The $2.7 million, Measure AA-funded project completion brought the MSJC board of trustees and members of the community to the perimeter of the six-acre solar panel field on the northeast side of the campus to celebrate the occasion. The quick five-month completion of the project surprised college officials with a significant cost savings for the taxpayer and the school. The Measure AA solar project construction began in November 2016 and was completed under budget and in record time.
Superintendent and MSJC Board President Roger Schultz said at the event that the college did not have the general funds to build the desired solar power project because those are operational dollars used pay the teachers and staff. Because of that, he said, they used a portion of the Measure AA school facilities dollars passed by voters in 2014 to bring less costly power to the San Jacinto campus.
“We’re excited to be able to invest in a project that will give us a good return on our investment for the taxpayer and the school and also to be environmentally friendly,” Schultz said. “Being an aging facility, we are able to start down that path of designing buildings that are more efficient and are able to have sustainable energy that can utilize it.”
Before flipping on the switches, guests were treated to light snacks and beverages and were welcomed by Schultz, MSJC Board Chairman Tom Ashley, interim Vice President of Business Services Brian Orlauski and a representative of Borrego Solar Systems that will operate and maintain the solar panels for the school.

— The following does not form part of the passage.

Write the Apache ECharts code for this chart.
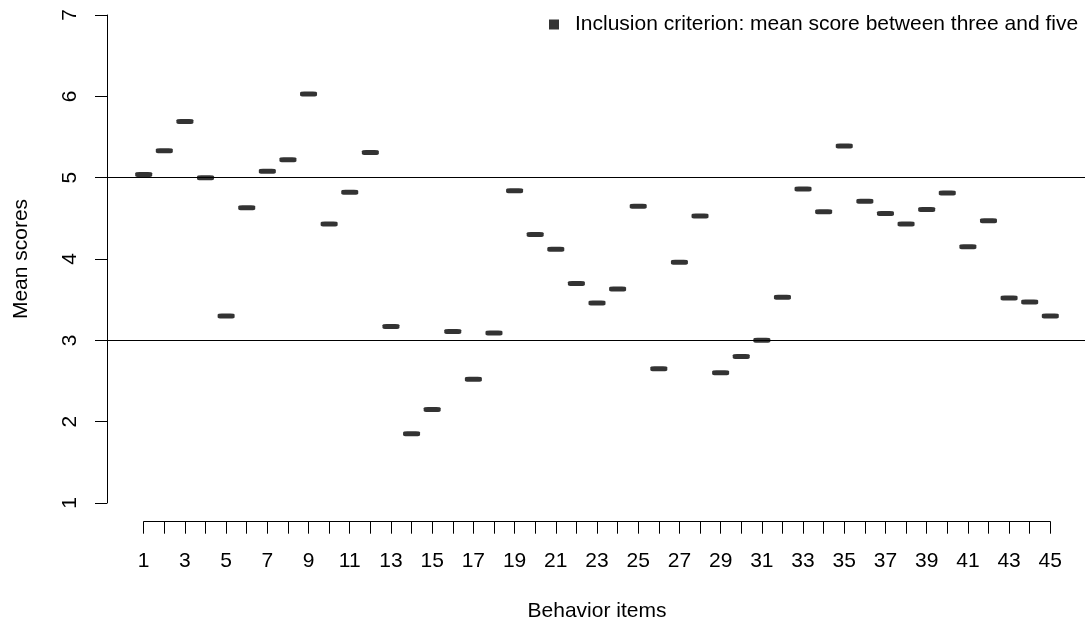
<!DOCTYPE html>
<html>
<head>
<meta charset="utf-8">
<script src="https://cdn.jsdelivr.net/npm/echarts@6/dist/echarts.min.js"></script>
<style>
html,body{margin:0;padding:0;background:#fff;}
#c{width:1085px;height:620px;}
</style>
</head>
<body>
<div id="c"></div>
<script>
const items = [1,2,3,4,5,6,7,8,9,10,11,12,13,14,15,16,17,18,19,20,21,22,23,24,25,26,27,28,29,30,31,32,33,34,35,36,37,38,39,40,41,42,43,44,45];
const meanScores = [5.04,5.33,5.69,5.00,3.30,4.63,5.08,5.22,6.03,4.43,4.82,5.31,3.17,1.85,2.15,3.11,2.52,3.09,4.84,4.30,4.12,3.70,3.46,3.63,4.65,2.65,3.96,4.53,2.60,2.80,3.00,3.53,4.86,4.58,5.39,4.71,4.56,4.43,4.61,4.81,4.15,4.47,3.52,3.47,3.30];
const yTicks = [1,2,3,4,5,6,7];
const criterionBounds = [3,5];
const legendLabel = 'Inclusion criterion: mean score between three and five';
const xTitle = 'Behavior items';
const yTitle = 'Mean scores';

const FONT = '"Liberation Sans", Arial, Helvetica, sans-serif';
const FS = 21;
const chart = echarts.init(document.getElementById('c'), null, {renderer:'canvas'});

const option = {
  animation: false,
  backgroundColor: '#fff',
  textStyle: {fontFamily: FONT, color: '#000'},
  grid: [
    {left: 143.7, right: 34.7, top: 15, bottom: 117, containLabel: false, outerBoundsMode: 'none'},
    {left: 107, right: 0, top: 15, bottom: 117, containLabel: false, outerBoundsMode: 'none'}
  ],
  legend: {
    data: [legendLabel],
    icon: 'rect',
    itemWidth: 10,
    itemHeight: 10,
    left: 544,
    top: 9,
    selectedMode: false,
    textStyle: {fontFamily: FONT, fontSize: FS, color: '#000', padding: [0,0,0,11]}
  },
  xAxis: [
    {
      gridIndex: 0, type: 'value', min: items[0], max: items[items.length-1], interval: 1,
      offset: 18.7,
      axisLine: {show: true, onZero: false, lineStyle: {color: '#000', width: 1}},
      axisTick: {show: true, length: 12, lineStyle: {color: '#000', width: 1}},
      axisLabel: {fontFamily: FONT, fontSize: FS, color: '#000', margin: 29,
        formatter: v => (v % 2 === 1 ? String(v) : '')},
      splitLine: {show: false},
      name: xTitle, nameLocation: 'middle', nameGap: 79,
      nameTextStyle: {fontFamily: FONT, fontSize: FS, color: '#000'}
    },
    {gridIndex: 1, type: 'value', min: 0, max: 1, show: false}
  ],
  yAxis: [
    {gridIndex: 0, type: 'value', min: yTicks[0], max: yTicks[yTicks.length-1], show: false},
    {
      gridIndex: 1, type: 'value', min: yTicks[0], max: yTicks[yTicks.length-1], interval: 1,
      axisLine: {show: true, onZero: false, lineStyle: {color: '#000', width: 1}},
      axisTick: {show: true, length: 12, lineStyle: {color: '#000', width: 1}},
      axisLabel: {fontFamily: FONT, fontSize: FS, color: '#000', rotate: 90, margin: 26},
      splitLine: {show: false},
      name: yTitle, nameLocation: 'middle', nameGap: 75, nameRotate: 90,
      nameTextStyle: {fontFamily: FONT, fontSize: FS, color: '#000'}
    }
  ],
  series: [
    {
      type: 'scatter',
      name: 'Mean score',
      xAxisIndex: 0, yAxisIndex: 0,
      symbol: 'roundRect',
      symbolSize: [17, 5],
      itemStyle: {color: '#000'},
      data: items.map((x, i) => [x, meanScores[i]])
    },
    {
      type: 'scatter',
      name: legendLabel,
      xAxisIndex: 1, yAxisIndex: 1,
      itemStyle: {color: '#000'},
      data: [],
      markLine: {
        silent: true,
        symbol: ['none', 'none'],
        label: {show: false},
        lineStyle: {color: '#000', width: 1, type: 'solid'},
        data: criterionBounds.map(v => ({yAxis: v}))
      }
    }
  ]
};
chart.setOption(option);
</script>
</body>
</html>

Orlauski explained the project will now supply 1.1 megawatt of power and is designed to save $5.4 million in energy costs over 25 years. It is comprised of 3,287 ground-mount tracker solar panels that are expected to produce 2.4 million kilowatt hours of energy a year. Environmentally, it is expected to offset 1,136 metric tons of carbon dioxide, the equivalent to removing 225 cars from the road.
Orlauski said MSJC made some energy saving initiatives like lighting retrofits and air conditioning retrofits through the governor’s Proposition 39 before the solar project came into view.
“This project could save us money and was environmentally friendly,” Orlauski said. “It just made financial sense.”
He indicated that under MSJC’s Master Plan a similar facilities project may be slated at the Menifee campus. Those changes may include a parking garage with a solar array on the roof, a new science and math building and other projects. A Science, Technology, Engineering and Mathematics building is envisioned at the San Jacinto Campus as well.